— BEGIN —

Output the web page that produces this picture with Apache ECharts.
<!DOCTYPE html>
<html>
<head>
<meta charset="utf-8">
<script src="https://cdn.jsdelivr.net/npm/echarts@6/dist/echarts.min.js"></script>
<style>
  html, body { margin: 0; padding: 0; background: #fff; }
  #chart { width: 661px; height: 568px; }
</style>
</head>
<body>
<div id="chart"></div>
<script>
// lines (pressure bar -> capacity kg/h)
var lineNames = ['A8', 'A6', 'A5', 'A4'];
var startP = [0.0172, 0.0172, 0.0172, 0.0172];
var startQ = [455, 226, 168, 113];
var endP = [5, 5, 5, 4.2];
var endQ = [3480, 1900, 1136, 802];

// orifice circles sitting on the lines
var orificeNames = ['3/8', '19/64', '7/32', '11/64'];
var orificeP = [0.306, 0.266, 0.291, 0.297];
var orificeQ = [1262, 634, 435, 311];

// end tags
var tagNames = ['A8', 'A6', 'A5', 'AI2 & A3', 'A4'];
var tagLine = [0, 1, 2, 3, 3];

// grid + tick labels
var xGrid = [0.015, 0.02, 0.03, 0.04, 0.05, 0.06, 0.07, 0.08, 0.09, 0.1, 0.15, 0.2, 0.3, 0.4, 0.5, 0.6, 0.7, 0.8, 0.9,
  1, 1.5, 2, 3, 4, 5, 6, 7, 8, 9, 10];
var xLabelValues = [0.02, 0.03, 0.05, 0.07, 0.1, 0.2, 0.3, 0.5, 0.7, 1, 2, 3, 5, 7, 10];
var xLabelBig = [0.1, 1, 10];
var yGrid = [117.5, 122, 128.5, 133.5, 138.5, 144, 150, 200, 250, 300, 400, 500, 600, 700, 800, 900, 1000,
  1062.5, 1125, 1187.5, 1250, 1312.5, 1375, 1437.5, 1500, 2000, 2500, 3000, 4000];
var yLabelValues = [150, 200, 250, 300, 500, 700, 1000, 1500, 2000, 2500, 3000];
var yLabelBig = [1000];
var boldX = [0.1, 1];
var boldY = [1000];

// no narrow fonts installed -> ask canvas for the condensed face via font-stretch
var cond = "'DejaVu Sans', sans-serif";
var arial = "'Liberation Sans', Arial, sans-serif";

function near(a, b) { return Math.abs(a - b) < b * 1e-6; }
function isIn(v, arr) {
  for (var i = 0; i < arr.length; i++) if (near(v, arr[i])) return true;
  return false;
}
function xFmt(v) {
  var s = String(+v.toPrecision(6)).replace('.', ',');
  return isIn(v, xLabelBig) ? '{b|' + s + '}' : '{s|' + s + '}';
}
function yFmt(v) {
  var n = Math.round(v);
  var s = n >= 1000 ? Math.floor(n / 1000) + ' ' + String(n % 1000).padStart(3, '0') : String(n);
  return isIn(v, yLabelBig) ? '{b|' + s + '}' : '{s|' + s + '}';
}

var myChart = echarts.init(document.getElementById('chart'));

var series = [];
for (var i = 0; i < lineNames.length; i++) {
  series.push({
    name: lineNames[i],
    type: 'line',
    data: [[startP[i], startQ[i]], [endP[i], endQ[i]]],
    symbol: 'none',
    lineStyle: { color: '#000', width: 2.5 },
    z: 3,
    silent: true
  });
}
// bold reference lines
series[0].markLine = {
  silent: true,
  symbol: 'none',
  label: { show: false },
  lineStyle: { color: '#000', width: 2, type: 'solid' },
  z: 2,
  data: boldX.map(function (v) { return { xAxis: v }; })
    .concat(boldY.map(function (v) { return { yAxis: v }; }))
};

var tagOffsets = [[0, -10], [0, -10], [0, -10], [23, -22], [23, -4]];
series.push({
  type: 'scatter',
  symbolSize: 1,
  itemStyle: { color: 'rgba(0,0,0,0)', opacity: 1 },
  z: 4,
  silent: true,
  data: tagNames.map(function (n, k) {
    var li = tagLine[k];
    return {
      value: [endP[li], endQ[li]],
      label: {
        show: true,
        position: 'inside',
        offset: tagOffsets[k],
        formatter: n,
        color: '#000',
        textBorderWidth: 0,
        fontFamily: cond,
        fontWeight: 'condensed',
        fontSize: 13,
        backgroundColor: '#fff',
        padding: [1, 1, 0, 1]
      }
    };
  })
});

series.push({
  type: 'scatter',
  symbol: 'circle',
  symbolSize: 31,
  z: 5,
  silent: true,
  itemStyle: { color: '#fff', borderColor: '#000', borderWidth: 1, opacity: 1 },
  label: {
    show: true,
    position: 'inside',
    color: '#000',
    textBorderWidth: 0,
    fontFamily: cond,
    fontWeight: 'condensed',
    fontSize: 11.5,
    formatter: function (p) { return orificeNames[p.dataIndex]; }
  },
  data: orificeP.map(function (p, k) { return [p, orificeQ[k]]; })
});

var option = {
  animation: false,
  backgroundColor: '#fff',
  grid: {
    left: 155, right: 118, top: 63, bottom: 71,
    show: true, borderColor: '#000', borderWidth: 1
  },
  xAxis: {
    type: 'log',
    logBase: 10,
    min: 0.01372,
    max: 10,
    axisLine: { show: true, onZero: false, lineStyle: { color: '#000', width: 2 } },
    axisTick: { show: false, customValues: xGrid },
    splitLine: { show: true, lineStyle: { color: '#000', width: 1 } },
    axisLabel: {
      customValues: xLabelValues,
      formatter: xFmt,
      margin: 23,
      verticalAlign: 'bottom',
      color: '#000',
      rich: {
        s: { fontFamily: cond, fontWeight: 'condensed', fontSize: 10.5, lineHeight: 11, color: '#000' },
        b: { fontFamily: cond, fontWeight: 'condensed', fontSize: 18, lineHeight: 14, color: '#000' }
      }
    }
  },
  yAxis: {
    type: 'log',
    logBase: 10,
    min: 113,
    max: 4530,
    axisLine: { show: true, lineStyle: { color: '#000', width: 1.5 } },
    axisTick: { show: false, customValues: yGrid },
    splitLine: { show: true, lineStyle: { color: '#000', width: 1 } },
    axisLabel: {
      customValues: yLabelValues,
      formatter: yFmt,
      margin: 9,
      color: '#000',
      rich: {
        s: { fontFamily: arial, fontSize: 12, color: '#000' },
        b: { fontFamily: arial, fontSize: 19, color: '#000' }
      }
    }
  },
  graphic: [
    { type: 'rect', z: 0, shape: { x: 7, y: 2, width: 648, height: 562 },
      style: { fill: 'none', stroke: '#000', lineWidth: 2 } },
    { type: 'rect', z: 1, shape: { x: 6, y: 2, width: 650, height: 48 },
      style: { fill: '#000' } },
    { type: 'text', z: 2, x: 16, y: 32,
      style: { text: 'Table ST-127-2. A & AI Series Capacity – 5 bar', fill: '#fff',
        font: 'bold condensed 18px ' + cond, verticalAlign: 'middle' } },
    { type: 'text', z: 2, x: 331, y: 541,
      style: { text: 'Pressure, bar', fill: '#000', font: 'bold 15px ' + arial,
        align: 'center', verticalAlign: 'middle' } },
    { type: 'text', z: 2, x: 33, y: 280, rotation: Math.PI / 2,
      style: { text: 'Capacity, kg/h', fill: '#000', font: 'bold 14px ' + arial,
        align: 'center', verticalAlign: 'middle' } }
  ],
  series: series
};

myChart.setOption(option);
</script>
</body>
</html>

— END —

_PROBLEM DESCRIPTION_.
Quote the entire listing above exactly.

_RESPONSE BELOW_.
Output the web page that produces this picture with Apache ECharts.
<!DOCTYPE html>
<html>
<head>
<meta charset="utf-8">
<script src="https://cdn.jsdelivr.net/npm/echarts@6/dist/echarts.min.js"></script>
<style>
  html, body { margin: 0; padding: 0; background: #fff; }
  #chart { width: 661px; height: 568px; }
</style>
</head>
<body>
<div id="chart"></div>
<script>
// lines (pressure bar -> capacity kg/h)
var lineNames = ['A8', 'A6', 'A5', 'A4'];
var startP = [0.0172, 0.0172, 0.0172, 0.0172];
var startQ = [455, 226, 168, 113];
var endP = [5, 5, 5, 4.2];
var endQ = [3480, 1900, 1136, 802];

// orifice circles sitting on the lines
var orificeNames = ['3/8', '19/64', '7/32', '11/64'];
var orificeP = [0.306, 0.266, 0.291, 0.297];
var orificeQ = [1262, 634, 435, 311];

// end tags
var tagNames = ['A8', 'A6', 'A5', 'AI2 & A3', 'A4'];
var tagLine = [0, 1, 2, 3, 3];

// grid + tick labels
var xGrid = [0.015, 0.02, 0.03, 0.04, 0.05, 0.06, 0.07, 0.08, 0.09, 0.1, 0.15, 0.2, 0.3, 0.4, 0.5, 0.6, 0.7, 0.8, 0.9,
  1, 1.5, 2, 3, 4, 5, 6, 7, 8, 9, 10];
var xLabelValues = [0.02, 0.03, 0.05, 0.07, 0.1, 0.2, 0.3, 0.5, 0.7, 1, 2, 3, 5, 7, 10];
var xLabelBig = [0.1, 1, 10];
var yGrid = [117.5, 122, 128.5, 133.5, 138.5, 144, 150, 200, 250, 300, 400, 500, 600, 700, 800, 900, 1000,
  1062.5, 1125, 1187.5, 1250, 1312.5, 1375, 1437.5, 1500, 2000, 2500, 3000, 4000];
var yLabelValues = [150, 200, 250, 300, 500, 700, 1000, 1500, 2000, 2500, 3000];
var yLabelBig = [1000];
var boldX = [0.1, 1];
var boldY = [1000];

// no narrow fonts installed -> ask canvas for the condensed face via font-stretch
var cond = "'DejaVu Sans', sans-serif";
var arial = "'Liberation Sans', Arial, sans-serif";

function near(a, b) { return Math.abs(a - b) < b * 1e-6; }
function isIn(v, arr) {
  for (var i = 0; i < arr.length; i++) if (near(v, arr[i])) return true;
  return false;
}
function xFmt(v) {
  var s = String(+v.toPrecision(6)).replace('.', ',');
  return isIn(v, xLabelBig) ? '{b|' + s + '}' : '{s|' + s + '}';
}
function yFmt(v) {
  var n = Math.round(v);
  var s = n >= 1000 ? Math.floor(n / 1000) + ' ' + String(n % 1000).padStart(3, '0') : String(n);
  return isIn(v, yLabelBig) ? '{b|' + s + '}' : '{s|' + s + '}';
}

var myChart = echarts.init(document.getElementById('chart'));

var series = [];
for (var i = 0; i < lineNames.length; i++) {
  series.push({
    name: lineNames[i],
    type: 'line',
    data: [[startP[i], startQ[i]], [endP[i], endQ[i]]],
    symbol: 'none',
    lineStyle: { color: '#000', width: 2.5 },
    z: 3,
    silent: true
  });
}
// bold reference lines
series[0].markLine = {
  silent: true,
  symbol: 'none',
  label: { show: false },
  lineStyle: { color: '#000', width: 2, type: 'solid' },
  z: 2,
  data: boldX.map(function (v) { return { xAxis: v }; })
    .concat(boldY.map(function (v) { return { yAxis: v }; }))
};

var tagOffsets = [[0, -10], [0, -10], [0, -10], [23, -22], [23, -4]];
series.push({
  type: 'scatter',
  symbolSize: 1,
  itemStyle: { color: 'rgba(0,0,0,0)', opacity: 1 },
  z: 4,
  silent: true,
  data: tagNames.map(function (n, k) {
    var li = tagLine[k];
    return {
      value: [endP[li], endQ[li]],
      label: {
        show: true,
        position: 'inside',
        offset: tagOffsets[k],
        formatter: n,
        color: '#000',
        textBorderWidth: 0,
        fontFamily: cond,
        fontWeight: 'condensed',
        fontSize: 13,
        backgroundColor: '#fff',
        padding: [1, 1, 0, 1]
      }
    };
  })
});

series.push({
  type: 'scatter',
  symbol: 'circle',
  symbolSize: 31,
  z: 5,
  silent: true,
  itemStyle: { color: '#fff', borderColor: '#000', borderWidth: 1, opacity: 1 },
  label: {
    show: true,
    position: 'inside',
    color: '#000',
    textBorderWidth: 0,
    fontFamily: cond,
    fontWeight: 'condensed',
    fontSize: 11.5,
    formatter: function (p) { return orificeNames[p.dataIndex]; }
  },
  data: orificeP.map(function (p, k) { return [p, orificeQ[k]]; })
});

var option = {
  animation: false,
  backgroundColor: '#fff',
  grid: {
    left: 155, right: 118, top: 63, bottom: 71,
    show: true, borderColor: '#000', borderWidth: 1
  },
  xAxis: {
    type: 'log',
    logBase: 10,
    min: 0.01372,
    max: 10,
    axisLine: { show: true, onZero: false, lineStyle: { color: '#000', width: 2 } },
    axisTick: { show: false, customValues: xGrid },
    splitLine: { show: true, lineStyle: { color: '#000', width: 1 } },
    axisLabel: {
      customValues: xLabelValues,
      formatter: xFmt,
      margin: 23,
      verticalAlign: 'bottom',
      color: '#000',
      rich: {
        s: { fontFamily: cond, fontWeight: 'condensed', fontSize: 10.5, lineHeight: 11, color: '#000' },
        b: { fontFamily: cond, fontWeight: 'condensed', fontSize: 18, lineHeight: 14, color: '#000' }
      }
    }
  },
  yAxis: {
    type: 'log',
    logBase: 10,
    min: 113,
    max: 4530,
    axisLine: { show: true, lineStyle: { color: '#000', width: 1.5 } },
    axisTick: { show: false, customValues: yGrid },
    splitLine: { show: true, lineStyle: { color: '#000', width: 1 } },
    axisLabel: {
      customValues: yLabelValues,
      formatter: yFmt,
      margin: 9,
      color: '#000',
      rich: {
        s: { fontFamily: arial, fontSize: 12, color: '#000' },
        b: { fontFamily: arial, fontSize: 19, color: '#000' }
      }
    }
  },
  graphic: [
    { type: 'rect', z: 0, shape: { x: 7, y: 2, width: 648, height: 562 },
      style: { fill: 'none', stroke: '#000', lineWidth: 2 } },
    { type: 'rect', z: 1, shape: { x: 6, y: 2, width: 650, height: 48 },
      style: { fill: '#000' } },
    { type: 'text', z: 2, x: 16, y: 32,
      style: { text: 'Table ST-127-2. A & AI Series Capacity – 5 bar', fill: '#fff',
        font: 'bold condensed 18px ' + cond, verticalAlign: 'middle' } },
    { type: 'text', z: 2, x: 331, y: 541,
      style: { text: 'Pressure, bar', fill: '#000', font: 'bold 15px ' + arial,
        align: 'center', verticalAlign: 'middle' } },
    { type: 'text', z: 2, x: 33, y: 280, rotation: Math.PI / 2,
      style: { text: 'Capacity, kg/h', fill: '#000', font: 'bold 14px ' + arial,
        align: 'center', verticalAlign: 'middle' } }
  ],
  series: series
};

myChart.setOption(option);
</script>
</body>
</html>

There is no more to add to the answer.